Christine Flowers-Ewing's picture
Director of Keep California Beautiful

This week’s sobering news that the state may be facing another staggering budget deficit – reported to be nearly $21 billion – should be another indication that, much as we might wish it could, government just can’t do it all in times of shrinking public dollars.

That is why I’m so glad that Keep California Beautiful (KCB) is part of a highly successful public/private partnership that has provided millions of Californians the ability to do the right thing – recycle and keep trash away from our oceans, streams and waterways.

In fact, more than two years ago, KCB began an active and ongoing partnership with the California State Parks and the American Chemistry Council (ACC) that has placed, and continues to maintain, more than 500 seasonal and permanent recycle bins at more than 20 key beaches along California’s coast.

And the partnership keeps growing. The City of Los Angeles joined the effort last December, where, at the request of Councilman Bill Rosendahl, more recycling bins were placed in the community of Brentwood. The City of Woodland, ACC, and new private partners - including PG&E and the Yocha Dehe Wintun Nation (operators of Cache Creek) - extended the program this fall, placing more than 20 bins in popular Woodland parks. In a new partnership with the California Department of Transportation (CalTrans), bins were placed at one of the most visited highway rest stops in California – overlooking the Golden Gate Bridge. In 2010 we hope to extend this partnership with CalTrans so that travelers on our roads and highways also have a chance to do the right thing, even when they are away from home.
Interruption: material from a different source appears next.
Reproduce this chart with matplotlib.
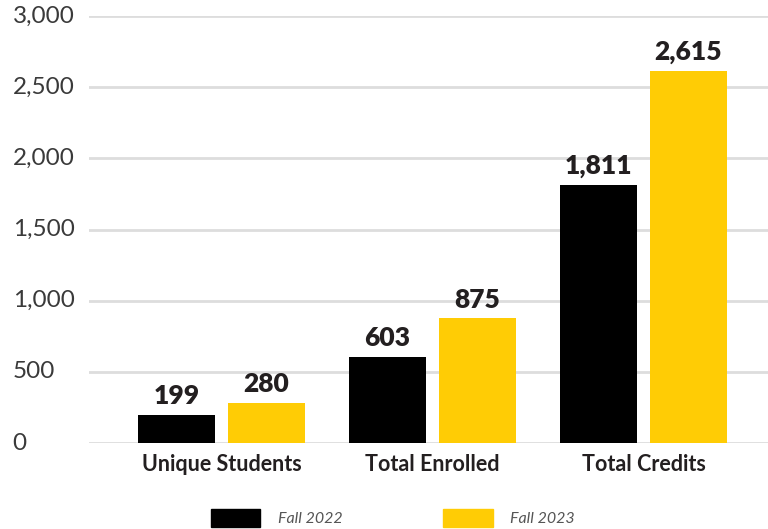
import matplotlib.pyplot as plt
import matplotlib.patches as mpatches
import numpy as np

# data
categories = ['Unique Students', 'Total Enrolled', 'Total Credits']
fall_2022 = [199, 603, 1811]
fall_2023 = [280, 875, 2615]
y_ticks = [0, 500, 1000, 1500, 2000, 2500, 3000]

black = '#000000'
yellow = '#FFCC05'
text_col = '#231F20'

plt.rcParams['font.family'] = ['Lato', 'DejaVu Sans']

fig = plt.figure(figsize=(7.68, 5.29), dpi=100)
ax = fig.add_axes([89 / 768, 1 - 443 / 529, 1 - 89 / 768, (443 - 16) / 529])

x = np.arange(len(categories))
w = 0.365
off = 0.213
b1 = ax.bar(x - off, fall_2022, w, color=black, zorder=3)
b2 = ax.bar(x + off, fall_2023, w, color=yellow, zorder=3)

# value labels above bars
for bars, vals in [(b1, fall_2022), (b2, fall_2023)]:
    for rect, v in zip(bars, vals):
        ax.annotate(f'{v:,}', (rect.get_x() + rect.get_width() / 2, v),
                    xytext=(0, 5), textcoords='offset points',
                    ha='center', va='bottom', fontsize=19, fontweight='heavy',
                    color=text_col)

ax.set_xlim(-0.628, 2.59)
ax.set_ylim(0, 3000)
ax.set_yticks(y_ticks)
ax.set_yticklabels([f'{t:,}' for t in y_ticks])
ax.set_xticks(x)
ax.set_xticklabels(categories, fontsize=15.5, fontweight='bold', color=text_col)

ax.yaxis.grid(True, color='#DDDDDD', linewidth=2, zorder=0)
ax.set_axisbelow(True)
for s in ax.spines.values():
    s.set_visible(False)

ax.tick_params(axis='y', length=0, pad=55, labelsize=17.5, labelcolor='#3A3A3A')
ax.tick_params(axis='x', length=0, pad=8)
for lbl in ax.get_yticklabels():
    lbl.set_horizontalalignment('left')
    lbl.set_verticalalignment('center')

handles = [mpatches.Patch(color=black, label='Fall 2022'),
           mpatches.Patch(color=yellow, label='Fall 2023')]
leg = fig.legend(handles=handles, loc='center', bbox_to_anchor=(393 / 768, 1 - 518 / 529),
                 ncol=2, frameon=False, handlelength=3.1, handleheight=1.4,
                 handletextpad=1.1, columnspacing=6.3,
                 prop={'size': 11.5, 'style': 'italic'})
for t in leg.get_texts():
    t.set_color('#555555')

fig.savefig('out.png', dpi=100)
Recycling is one of the easiest actions we can all take to protect our state – and California’s recycling program is already one of the most successful in the nation. While we know that Californians want to recycle, there are fewer opportunities for them when they are away from home, in our parks or on our beaches. That is why this partnership is so important, and has been so successful.
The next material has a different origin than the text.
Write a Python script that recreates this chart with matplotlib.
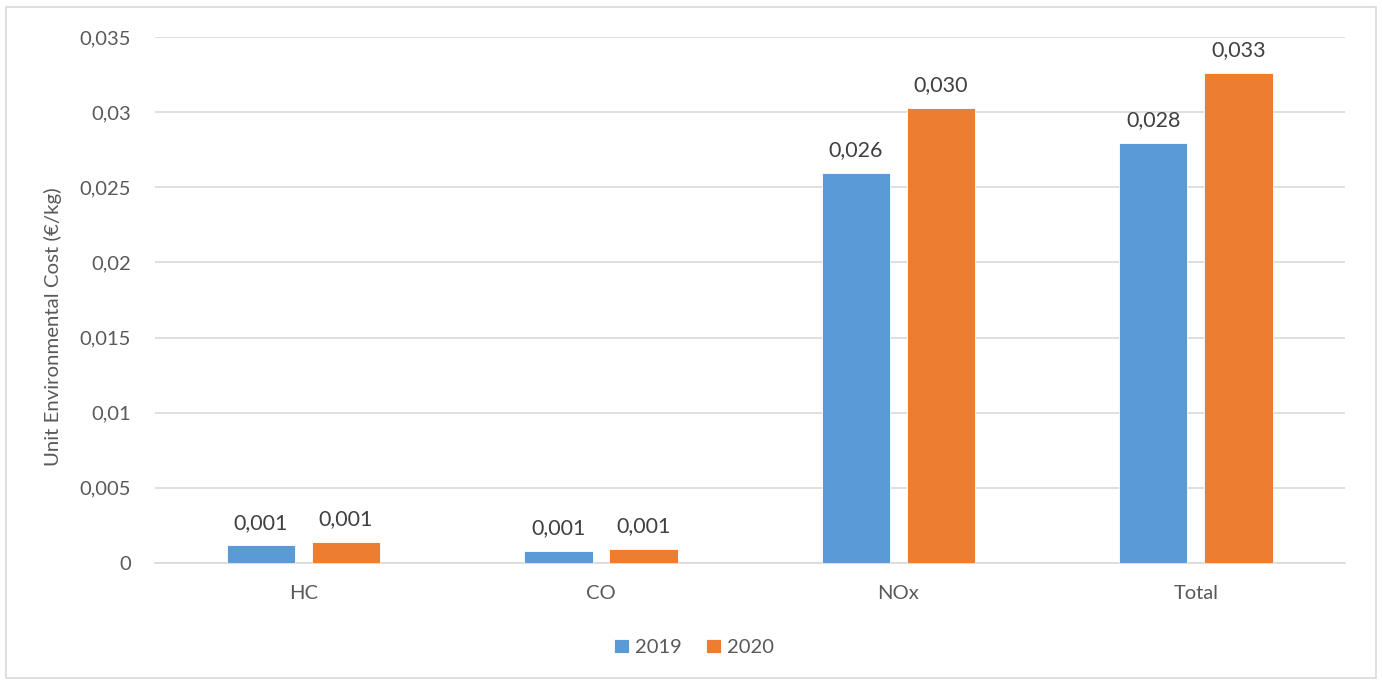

In this tough fiscal climate, where our state’s social and environmental priorities have to compete with serious economic challenges, and when so many worthy programs are being cut, Keep California Beautiful is grateful for the alliance we share with a growing number of agencies, local governments and private corporations and businesses. We often hear that it is the goal of government to forge these kinds of relationships. Well, here is one that is working…and working well. We encourage other governmental, business and non-profit entities to try it, because the more public-private partnerships we can forge, the better off the state will be.

Forget Partnerships ... get the State out of our Business

Christine ... you've laid out a very rosy picture of how wonderful it is when we work together with our public officials through alliances, recycling our way to a more prosperous future. However, our "public officials" have dug us into an unfathomable hole that we would have a difficult time climbing out in a good economy. Unfortunately, we are in a terrible economy and they're violating the first rule of holes; they're still digging! What you talk about in you article would have been valid maybe four of five years ago, but what we need now is to turn out every politician in Sacramento next year and find some candidates that are serious about turning around the drunken spending binge. When that's done, they need to start tackling all the rules and regulations that are driving business from the state. Why do you think Texas is growing by leaps and bounds right now? Their balmy weather? Their recycling bins?